Po wcześniejszym odrzuceniu sprawozdania rocznego prezesa, sędziowie próbowali złożyć wniosek o rozszerzenie porządku obrad o przyjęcie dokumentów. W odpowiedzi Nawacki manifestacyjnie podarł projekty uchwał i zakończył obrady, bez dopuszczenia do głosowania.

Nie mogę dopuścić do bezprawia na zebraniu sędziów. Nie było tam elementów upominających się o dobro wymiaru sprawiedliwości. Więcej, było tam pominięcie uchwały Trybunału Konstytucyjnego, który rozstrzyga określony spór kompetencyjny” – mówił w rozmowie z dziennikarzami w Olsztynie sędzia Maciej Nawacki. 

Mamy do czynienia ni mniej, ni więcej tylko z pewnego rodzaju hucpą polityczną w wykonaniu sędziów. Mam nadzieję, że ustawa walentynkowa [ustawa dyscyplinująca] zakończy tę działalność” – dodawał.

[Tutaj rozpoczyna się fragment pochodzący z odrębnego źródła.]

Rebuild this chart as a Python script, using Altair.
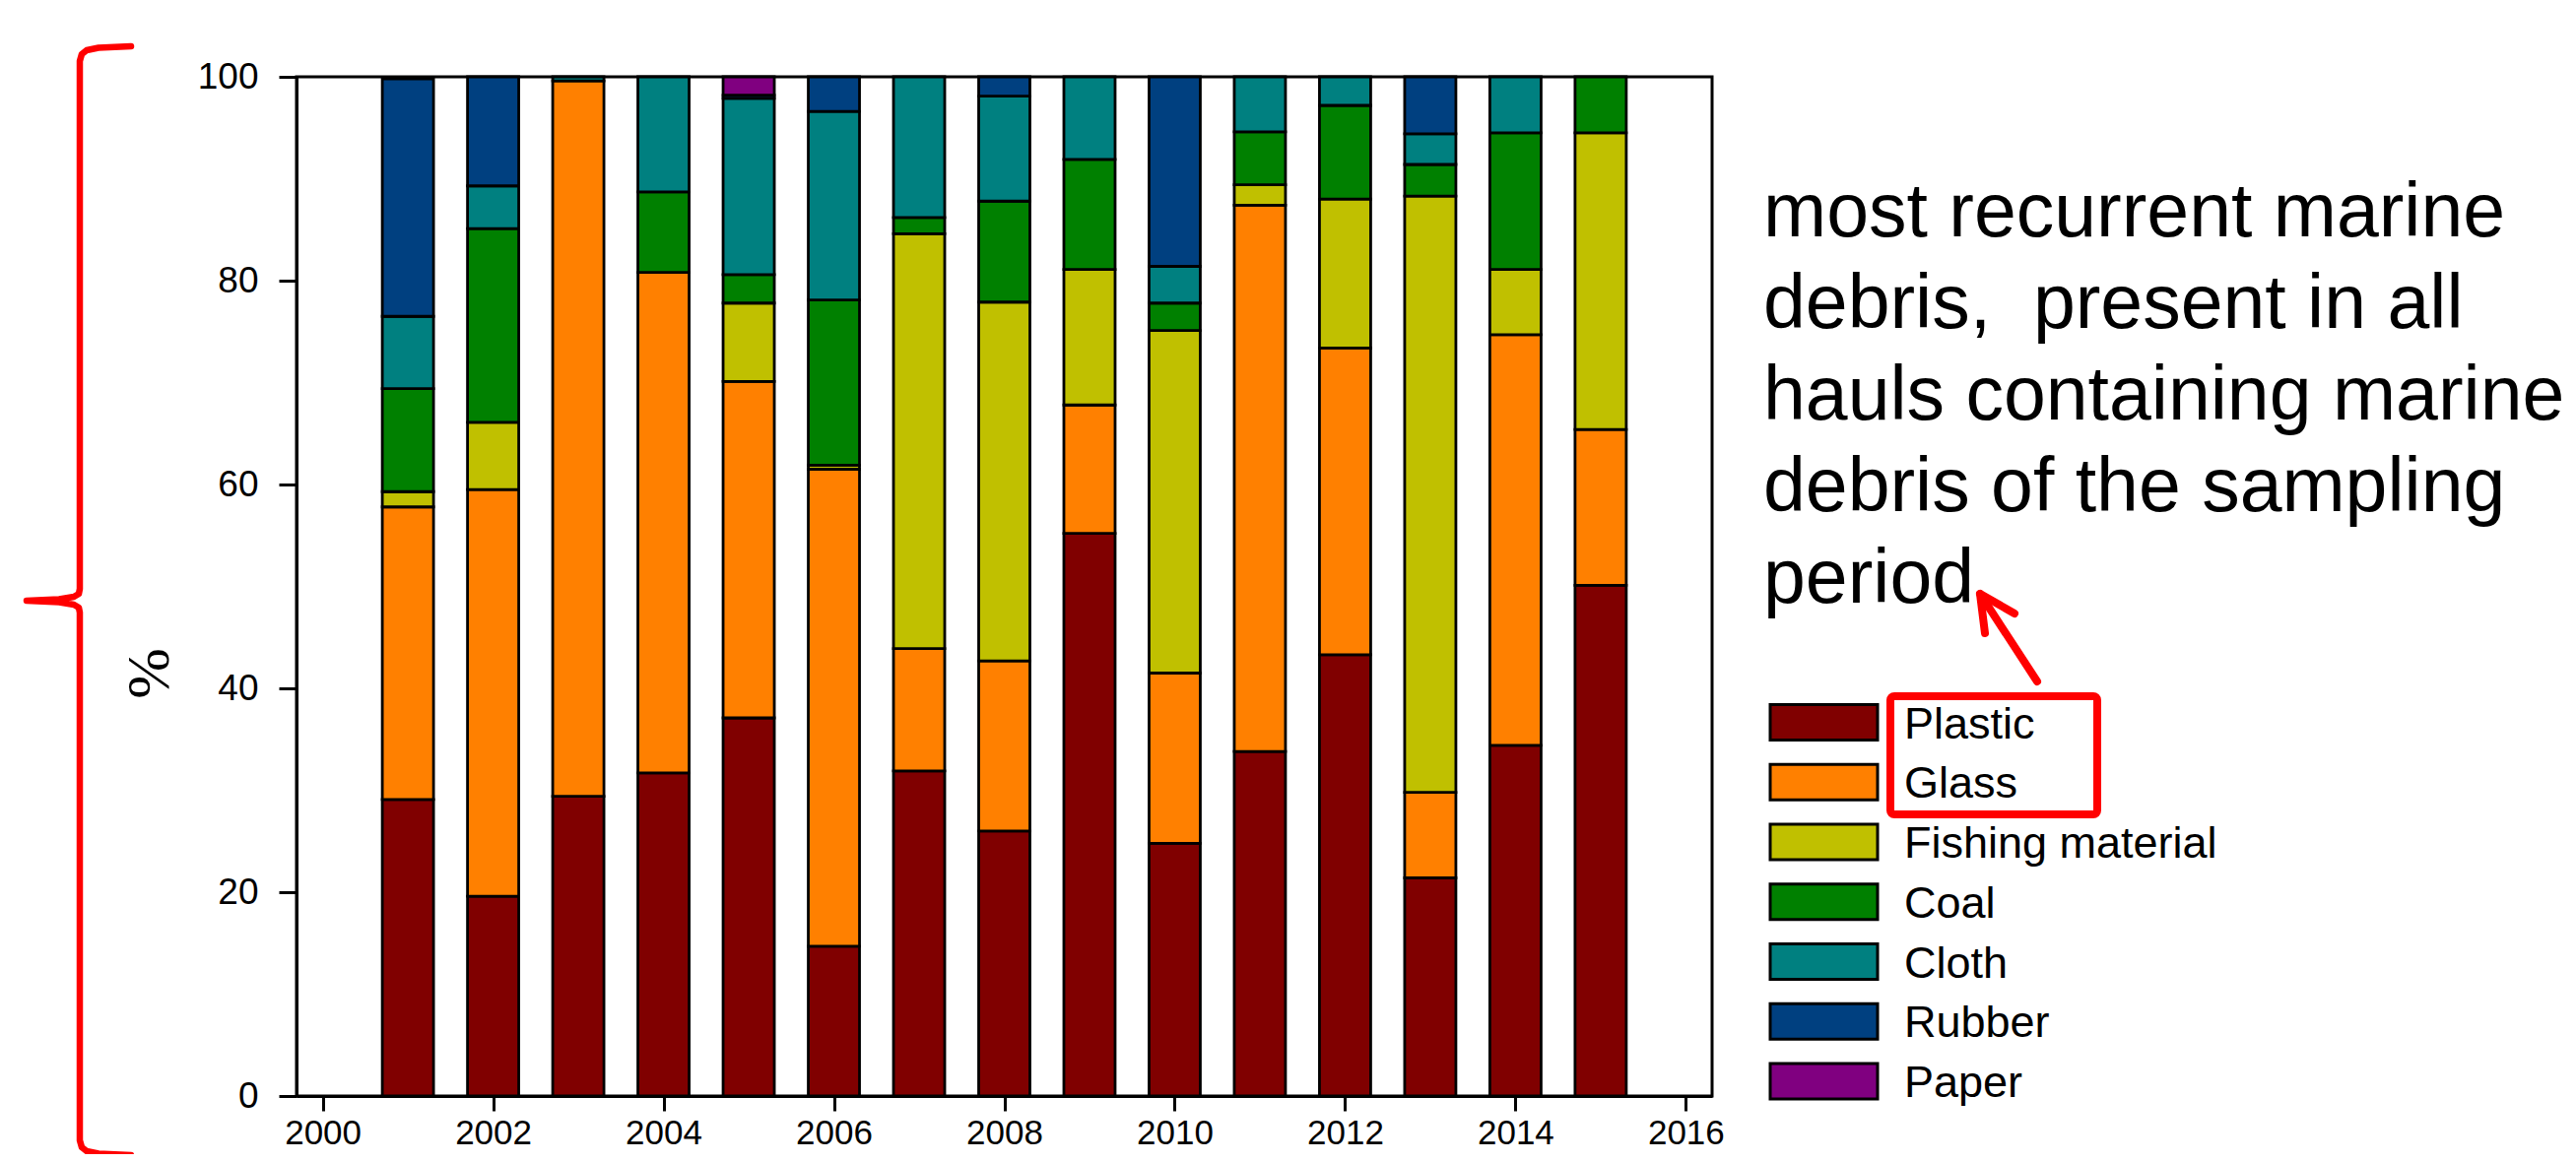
import altair as alt
import pandas as pd

# ---------------- data ----------------
years = list(range(2001, 2016))
categories = ["Plastic", "Glass", "Fishing material", "Coal", "Cloth", "Rubber", "Paper"]
colors = ["#800000", "#FF8000", "#C0C000", "#008000", "#008080", "#004080", "#800080"]

plastic = [29.1, 19.6, 29.4, 31.7, 37.1, 14.7, 31.9, 26.0, 55.2, 24.8, 33.8, 43.3, 21.4, 34.4, 50.1]
glass   = [28.7, 39.9, 70.2, 49.1, 33.0, 46.8, 12.0, 16.7, 12.6, 16.7, 53.6, 30.1, 8.4, 40.3, 15.3]
fishing = [1.5, 6.6, 0.0, 0.0, 7.7, 0.4, 40.7, 35.2, 13.3, 33.6, 2.0, 14.6, 58.5, 6.4, 29.1]
coal    = [10.1, 19.0, 0.0, 7.9, 2.8, 16.2, 1.6, 9.9, 10.8, 2.7, 5.2, 9.2, 3.1, 13.4, 5.5]
cloth   = [7.1, 4.2, 0.4, 11.3, 17.3, 18.5, 13.8, 10.3, 8.1, 3.6, 5.4, 2.8, 3.0, 5.5, 0.0]
rubber  = [23.3, 10.7, 0.0, 0.0, 0.3, 3.4, 0.0, 1.9, 0.0, 18.6, 0.0, 0.0, 5.6, 0.0, 0.0]
paper   = [0.0, 0.0, 0.0, 0.0, 1.8, 0.0, 0.0, 0.0, 0.0, 0.0, 0.0, 0.0, 0.0, 0.0, 0.0]

x_ticks = [2000, 2002, 2004, 2006, 2008, 2010, 2012, 2014, 2016]
y_ticks = [0, 20, 40, 60, 80, 100]
y_title = "%"
note_lines = [
    "most recurrent marine",
    "debris,\u00a0 present in all",
    "hauls containing marine",
    "debris of the sampling",
    "period",
]

# annotation geometry (pixels, relative to the plot origin)
brace_x = [-168, -201, -213, -218, -220, -220, -221, -226, -241, -274, -241, -226, -221, -220, -220, -218, -213, -201, -168]
brace_y = [-31, -29.5, -27, -23, -16, 520, 525, 528, 530.5, 532, 533.5, 536, 539, 544, 1080, 1087, 1091, 1093.5, 1095]
arrow_part = ["shaft", "shaft", "head", "head", "head"]
arrow_x = [1709, 1767, 1714, 1709, 1744]
arrow_y = [525, 614, 565, 525, 545]

# ---------------- layout ----------------
W, H = 1437, 1035
PAD_L, PAD_T = 293, 70
TOTAL_W, TOTAL_H = 2599, 1164

series = [plastic, glass, fishing, coal, cloth, rubber, paper]
rows = []
for ci, (cat, vals) in enumerate(zip(categories, series)):
    for yr, v in zip(years, vals):
        if v > 0:
            rows.append({"year": yr, "cat": cat, "value": v, "ord": ci})
df = pd.DataFrame(rows)

bars = alt.Chart(df).mark_bar(size=52, stroke="black", strokeWidth=2.8, orient="vertical").encode(
    x=alt.X("year:Q",
            scale=alt.Scale(domain=[1999.75, 2016.25], nice=False, zero=False),
            axis=alt.Axis(values=x_ticks, format="d", tickSize=15, labelPadding=5, labelFontSize=35,
                          title=None, grid=False, labelFlush=False, labelOverlap=False)),
    y=alt.Y("value:Q", stack="zero",
            scale=alt.Scale(domain=[0, 100], nice=False),
            axis=alt.Axis(values=y_ticks, tickSize=18, labelPadding=21, title=None, grid=False)),
    color=alt.Color("cat:N", scale=alt.Scale(domain=categories, range=colors), legend=None),
    order=alt.Order("ord:Q", sort="ascending"),
)

px_x = alt.Scale(domain=[0, W], range=[0, W], nice=False, zero=False)
px_y = alt.Scale(domain=[0, H], range=[0, H], nice=False, zero=False)

brace_df = pd.DataFrame({"px": brace_x, "py": brace_y, "idx": list(range(len(brace_x)))})
brace = alt.Chart(brace_df).mark_line(color="#FF0000", strokeWidth=6.5, strokeCap="round",
                                      strokeJoin="round").encode(
    x=alt.X("px:Q", scale=px_x, axis=None),
    y=alt.Y("py:Q", scale=px_y, axis=None),
    order="idx:Q",
)

arrow_df = pd.DataFrame({"px": arrow_x, "py": arrow_y, "part": arrow_part,
                         "idx": list(range(len(arrow_x)))})
arrow = alt.Chart(arrow_df).mark_line(color="#FF0000", strokeWidth=8, strokeCap="round",
                                      strokeJoin="round").encode(
    x=alt.X("px:Q", scale=px_x, axis=None),
    y=alt.Y("py:Q", scale=px_y, axis=None),
    detail="part:N",
    order="idx:Q",
)

box = alt.Chart(pd.DataFrame({"k": [0]})).mark_rect(
    fill="white", fillOpacity=0, stroke="#FF0000", strokeWidth=8, cornerRadius=4
).encode(x=alt.value(1618), x2=alt.value(1828), y=alt.value(629), y2=alt.value(749))

note = alt.Chart(pd.DataFrame({"t": ["\n".join(note_lines)]})).mark_text(
    align="left", baseline="alphabetic", fontSize=77, lineHeight=93,
    font="Liberation Sans", color="black", lineBreak="\n"
).encode(x=alt.value(1489), y=alt.value(162), text="t:N")

ytitle = alt.Chart(pd.DataFrame({"t": [y_title]})).mark_text(
    angle=270, fontSize=62, font="Liberation Serif", align="center", baseline="middle", color="black"
).encode(x=alt.value(-149), y=alt.value(606), text="t:N")

legend_layers = []
for i, (cat, col) in enumerate(zip(categories, colors)):
    yc = 655.5 + i * 60.75
    d = pd.DataFrame({"label": [cat]})
    legend_layers.append(
        alt.Chart(d).mark_rect(fill=col, stroke="black", strokeWidth=3).encode(
            x=alt.value(1496), x2=alt.value(1605), y=alt.value(yc - 18), y2=alt.value(yc + 18))
    )
    legend_layers.append(
        alt.Chart(d).mark_text(align="left", baseline="alphabetic", fontSize=45,
                               font="Liberation Sans", color="black").encode(
            x=alt.value(1632), y=alt.value(yc + 16), text="label:N")
    )

chart = alt.layer(bars, brace, arrow, box, note, ytitle, *legend_layers).resolve_scale(
    x="independent", y="independent"
).properties(
    width=W, height=H,
    padding={"left": PAD_L, "top": PAD_T, "right": TOTAL_W - PAD_L - W, "bottom": TOTAL_H - PAD_T - H},
    autosize=alt.AutoSizeParams(type="none"),
    background="white",
).configure_view(
    stroke="black", strokeWidth=3
).configure_axis(
    labelFont="Liberation Sans", labelFontSize=37, labelColor="black",
    domainColor="black", domainWidth=3, tickColor="black", tickWidth=3,
)

chart.save("out.html", embed_options={"renderer": "svg", "actions": False})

Wyrażam swoją prywatną opinię, którą popierają również autorytety prawne, że konstytucja polska jest nadrzędna nad prawem europejskim. Za mną stoją obywatele. 80% obywateli Polski, którzy popierają zmiany, postępowania dyscyplinarne dot. sędziów. Obywatele polscy chcą zmian, chcą realnych postępowań dyscyplinarnych. Chcą, by żadne sprawy jak w przeszłości nie były zamiatane pod dywan” – mówił Nawacki.